This past January, the Supreme Court of the United States held that the decision regarding whether two trademarks are similar enough to be “tacked” is a factual question that should be decided by a jury. In essence, the Court held that juries should decide whether a “new” or updated trademark is similar enough to an older version of that same mark to permit trademark owners to rely on the earlier priority date of the older mark. Tacking, or the ability to establish an earlier priority date, is important in U.S. trademark law because trademark rights are determined by the date of first use.1 Generally, the first person to use a particular trademark establishes rights and priority in that mark, and can then exclude others from using the same or confusingly similar marks in connection with the same or related goods/services. The ability of a trademark applicant to claim an earlier trademark priority date for a newer, updated trademark therefore has important consequences.

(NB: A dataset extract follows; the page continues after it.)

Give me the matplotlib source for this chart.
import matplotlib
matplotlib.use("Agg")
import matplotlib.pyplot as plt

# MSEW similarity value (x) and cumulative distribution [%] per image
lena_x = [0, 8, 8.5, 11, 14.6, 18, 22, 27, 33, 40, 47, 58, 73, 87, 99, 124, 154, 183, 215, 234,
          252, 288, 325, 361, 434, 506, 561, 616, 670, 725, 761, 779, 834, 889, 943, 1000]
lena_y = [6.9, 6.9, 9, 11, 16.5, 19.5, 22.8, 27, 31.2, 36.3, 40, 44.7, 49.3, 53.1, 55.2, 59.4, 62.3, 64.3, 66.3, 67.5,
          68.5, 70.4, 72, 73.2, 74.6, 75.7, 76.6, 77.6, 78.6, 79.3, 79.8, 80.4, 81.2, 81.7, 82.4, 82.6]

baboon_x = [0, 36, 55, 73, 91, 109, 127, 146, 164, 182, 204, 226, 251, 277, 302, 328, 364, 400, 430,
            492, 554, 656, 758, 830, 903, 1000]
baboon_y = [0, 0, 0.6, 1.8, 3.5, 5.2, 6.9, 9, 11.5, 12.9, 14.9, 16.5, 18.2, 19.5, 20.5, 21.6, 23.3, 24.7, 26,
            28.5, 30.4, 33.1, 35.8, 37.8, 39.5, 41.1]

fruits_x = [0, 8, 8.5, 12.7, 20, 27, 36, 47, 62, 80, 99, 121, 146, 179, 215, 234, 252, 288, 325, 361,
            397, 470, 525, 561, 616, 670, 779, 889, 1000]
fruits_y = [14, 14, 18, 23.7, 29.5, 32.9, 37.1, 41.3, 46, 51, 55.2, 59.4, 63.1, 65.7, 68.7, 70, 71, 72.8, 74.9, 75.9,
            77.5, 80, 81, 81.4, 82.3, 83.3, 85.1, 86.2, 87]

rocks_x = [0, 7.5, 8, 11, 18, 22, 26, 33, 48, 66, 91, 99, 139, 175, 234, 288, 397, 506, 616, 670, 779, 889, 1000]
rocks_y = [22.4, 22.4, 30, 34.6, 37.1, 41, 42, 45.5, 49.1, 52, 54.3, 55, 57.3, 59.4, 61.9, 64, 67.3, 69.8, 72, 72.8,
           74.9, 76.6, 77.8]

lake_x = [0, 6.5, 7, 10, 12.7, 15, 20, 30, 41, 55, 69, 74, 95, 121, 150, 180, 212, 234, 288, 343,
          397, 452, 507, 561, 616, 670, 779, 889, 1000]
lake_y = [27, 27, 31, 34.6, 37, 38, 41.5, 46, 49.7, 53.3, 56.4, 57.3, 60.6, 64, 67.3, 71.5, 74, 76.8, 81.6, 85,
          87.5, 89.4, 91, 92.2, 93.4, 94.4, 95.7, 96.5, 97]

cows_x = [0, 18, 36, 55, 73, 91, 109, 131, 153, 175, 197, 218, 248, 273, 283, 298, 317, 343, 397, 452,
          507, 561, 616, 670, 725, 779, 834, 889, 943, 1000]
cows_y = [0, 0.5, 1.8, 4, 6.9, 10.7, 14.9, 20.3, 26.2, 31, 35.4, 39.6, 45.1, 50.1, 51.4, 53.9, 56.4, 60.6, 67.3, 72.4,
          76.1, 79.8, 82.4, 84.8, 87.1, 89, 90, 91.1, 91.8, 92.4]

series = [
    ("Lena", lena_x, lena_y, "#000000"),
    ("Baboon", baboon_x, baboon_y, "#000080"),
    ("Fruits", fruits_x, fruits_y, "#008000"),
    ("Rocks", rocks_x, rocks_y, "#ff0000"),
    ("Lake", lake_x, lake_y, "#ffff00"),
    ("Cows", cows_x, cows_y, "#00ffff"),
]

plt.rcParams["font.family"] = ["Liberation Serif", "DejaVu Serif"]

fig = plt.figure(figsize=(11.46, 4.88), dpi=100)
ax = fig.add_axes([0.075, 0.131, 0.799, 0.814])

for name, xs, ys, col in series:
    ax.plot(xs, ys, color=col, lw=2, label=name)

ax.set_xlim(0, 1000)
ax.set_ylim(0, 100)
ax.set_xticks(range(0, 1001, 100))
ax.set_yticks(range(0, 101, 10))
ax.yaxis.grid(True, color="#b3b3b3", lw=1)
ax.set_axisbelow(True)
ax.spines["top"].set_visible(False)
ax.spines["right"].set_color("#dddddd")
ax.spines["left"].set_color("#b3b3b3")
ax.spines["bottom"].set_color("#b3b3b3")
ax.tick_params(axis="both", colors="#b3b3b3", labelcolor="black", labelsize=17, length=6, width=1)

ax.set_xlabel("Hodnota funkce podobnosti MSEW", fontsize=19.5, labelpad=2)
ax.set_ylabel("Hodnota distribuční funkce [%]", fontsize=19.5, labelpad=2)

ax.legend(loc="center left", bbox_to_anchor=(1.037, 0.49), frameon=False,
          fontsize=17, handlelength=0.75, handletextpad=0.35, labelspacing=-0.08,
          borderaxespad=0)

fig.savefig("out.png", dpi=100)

As the Court in Hana Financial, Inc. v. Hana Bank explained, a newer version of a mark may maintain the priority position of the older mark when the two marks are “legal equivalents in that they create the same, continuing commercial impression.”2 This is important because generally the party who first uses a mark in commerce has priority over other subsequent users, and this can impact the outcome of trademark infringement claims. The Court went on to explain that “[t]he commercial impression that a mark conveys must be viewed through the eyes of a consumer”, and “[a]pplication of a test that relies upon an ordinary consumer’s understanding of the impression that a mark conveys falls comfortably within the ken of a jury.”3 The Court then emphasized the long recognized principle that, when the relevant question is how an ordinary person would make a determination, the jury is the decision-maker to provide the answer.4 The Court made clear that “because the tacking inquiry operates from the perspective of an ordinary purchaser or consumer, we hold that a jury should make this determination.”5

That said, the Court did note that under certain circumstances a judge may determine the tacking issue, such as on a motion for summary judgment or motion for judgment as a matter of law, or when the parties have opted to try their case without a jury. However, the Court advised that “when a jury trial has been requested and the facts do not warrant entry of summary judgment or judgment as a matter of law, the question whether tacking is warranted must be decided by a jury.”6

Notably, the Court rejected each of Petitioner’s arguments in favor of considering tacking a question of law for a judge to decide. The Court first recognized that, even though the legal equivalents test is a legal standard, “the application-of-legal-standard-to-fact sort of question”, i.e. “[a] mixed question of law and fact, has typically been resolved by juries” and the “mixed” tacking analysis is no different.7 In addition, the Court rejected Petitioner’s claim that tacking decisions would create new law that will guide future tacking disputes - a task reserved for judges - because Petitioner offered no support for its claim that courts in tacking cases must consider precedent.8 What’s more, the Court noted that this would not create “new law any more than will a jury verdict in a tort case, a contract dispute, or a criminal proceeding.”9 The Petitioner also argued that assigning tacking determinations to a jury would create unpredictability in the trademark system, but the Court found this unpersuasive, noting that this type of unpredictability occurs in various other systems such as tort, contract, and criminal law.10 Finally, the Court highlighted the fact that the cases relied upon by Petitioner to show that judges have previously resolved tacking disputes were those in which the judge was resolving these disputes in bench trials, on summary judgment, and in similar circumstances.11

While the Supreme Court does not often rule on trademark issues, and practitioners pay close attention when it does, the Court in Hana Financial, Inc.decided a very narrow issue - whether a judge or jury should determine if two marks have the “same, continuing commercial compression”, and therefore whether tacking is available in a trademark case. Considering how rarely the issue of tacking arises in trademark litigations, the decision in Hana Financial, Inc., although resolving a split amongst the Circuit Courts of Appeal, will not dramatically impact trademark practitioners or the standard for tacking. However, what will impact practitioners is the possibility that the decision may reveal how the Court would approach the likelihood of confusion analysis in trademark cases, where there is also a circuit split as to whether that ultimate determination is a question of law, reviewable de novo, or fact, reviewable for clear error. Indeed, the Justices hinted at this during oral arguments, with Justice Kennedy asking “when we write this opinion, will we have to have in the back of our minds what effect it will have on likelihood of confusion[?]”12 The stage has been set, and it would be prudent to watch how trademark litigants rely on Hana Financial, Inc. going forward in jurisdictions treating likelihood of confusion as a question of law.